When passing a list to the ascending parameter, it must have the same number of elements as the column list. A mismatch can produce unexpected results or errors.

Wrong:3 columns but only 2 ascending values

# This may raise an error or produce unexpected behavior
df.orderBy(["Name", "Company", "Salary"], ascending=[True, False]).show()

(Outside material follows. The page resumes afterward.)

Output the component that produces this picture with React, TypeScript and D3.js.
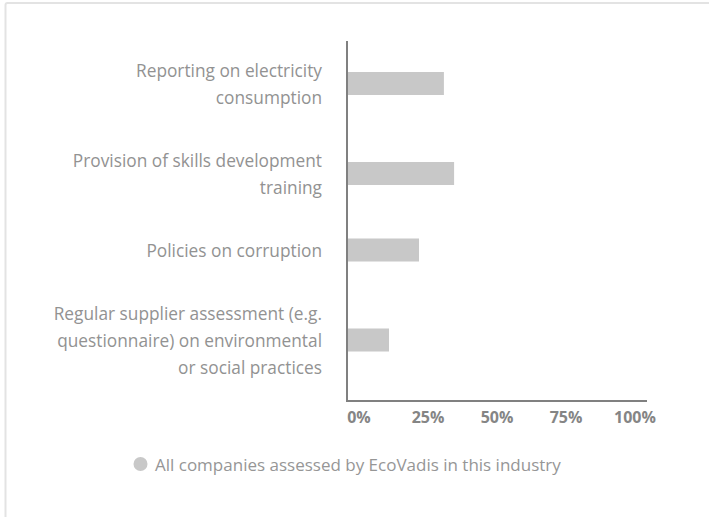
import React from "react";
import * as d3 from "d3";

const categories: string[][] = [
  ["Reporting on electricity", "consumption"],
  ["Provision of skills development", "training"],
  ["Policies on corruption"],
  ["Regular supplier assessment (e.g.", "questionnaire) on environmental", "or social practices"],
];
const values: number[] = [32.3, 35.7, 24, 14];
const tickValues: number[] = [0, 25, 50, 75, 100];
const tickLabels: string[] = ["0%", "25%", "50%", "75%", "100%"];
const legendLabel = "All companies assessed by EcoVadis in this industry";

const W = 709;
const H = 517;
const FONT = "'Open Sans', 'Noto Sans', sans-serif";

export default function App() {
  const axisX = 347;
  const axisTop = 41;
  const axisBottom = 401;
  const x = d3.scaleLinear().domain([0, 100]).range([axisX, 647]);
  const xLabel = d3.scaleLinear().domain([0, 100]).range([x(0) + 12, x(100) - 12]);

  const lineH = 27;
  const gap = 36;
  const topPad = 16.5;
  const barH = 23;
  let cursor = axisTop + topPad;
  const blocks = categories.map((lines, i) => {
    const h = lines.length * lineH;
    const b = { lines, value: values[i], top: cursor, center: cursor + h / 2 };
    cursor += h + gap;
    return b;
  });

  return (
    <svg
      width={W}
      height={H}
      style={{ position: "absolute", left: 0, top: 0, background: "#fff" }}
      fontFamily={FONT}
    >
      <rect x={5.5} y={3} width={W + 20} height={H + 20} rx={2} fill="none" stroke="#e3e3e3" strokeWidth={2} />
      {blocks.map((b, i) => (
        <g key={i}>
          <rect
            x={x(0)}
            y={b.center - 1 - barH / 2}
            width={x(b.value) - x(0)}
            height={barH}
            fill="#c8c8c8"
          />
          {b.lines.map((ln, j) => (
            <text
              key={j}
              x={322}
              y={b.top + j * lineH + lineH / 2}
              dy="0.35em"
              textAnchor="end"
              fontSize={17.3}
              fill="#929292"
            >
              {ln}
            </text>
          ))}
        </g>
      ))}
      <line x1={axisX} x2={axisX} y1={axisTop} y2={axisBottom + 1} stroke="#808080" strokeWidth={2} />
      <line x1={axisX - 1} x2={x(100)} y1={axisBottom} y2={axisBottom} stroke="#808080" strokeWidth={2} />
      {tickValues.map((t, i) => (
        <text
          key={t}
          x={xLabel(t)}
          y={423}
          textAnchor="middle"
          fontSize={16}
          fontWeight="bold"
          fill="#858585"
        >
          {tickLabels[i]}
        </text>
      ))}
      <circle cx={140.5} cy={464} r={7} fill="#c8c8c8" />
      <text x={155} y={470.5} fontSize={17} fill="#969696">
        {legendLabel}
      </text>
    </svg>
  );
}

Correct:match the number of columns

df.orderBy(
["Name", "Company", "Salary"],
ascending=[True, False, True]
).show()
caution

Always ensure the ascending list has the same number of elements as the columns list. For better safety and readability, prefer the col().asc() / col().desc() syntax, which makes the direction explicit for each column.

Comparison of Approaches

ApproachSyntaxMixed DirectionsNull ControlReadability
orderBy() with ascending=True/FalseorderBy(["A", "B"], ascending=True)✅ Via list❌ NoGood
orderBy() with ascending listorderBy(["A", "B"], ascending=[True, False])✅ Yes❌ NoModerate
col().asc() / col().desc()orderBy(col("A").asc(), col("B").desc())✅ Yes✅ YesBest
SQL ORDER BYORDER BY A ASC, B DESC✅ Yes✅ Yes (NULLS FIRST/LAST)Best for SQL users

Summary

Sorting PySpark DataFrames by multiple columns is straightforward with the right approach:

  • orderBy() and sort() are identical - use whichever you prefer.
  • Pass a list of column names with ascending=True or ascending=False for uniform sort direction.
  • Pass a list of booleans to ascending for mixed sort directions (e.g., ascending=[True, False]).
  • Use col().asc() and col().desc() for the most explicit and readable sorting, with support for null ordering via asc_nulls_first(), asc_nulls_last(), desc_nulls_first(), and desc_nulls_last().
  • Always ensure the ascending list length matches the number of columns to avoid unexpected behavior.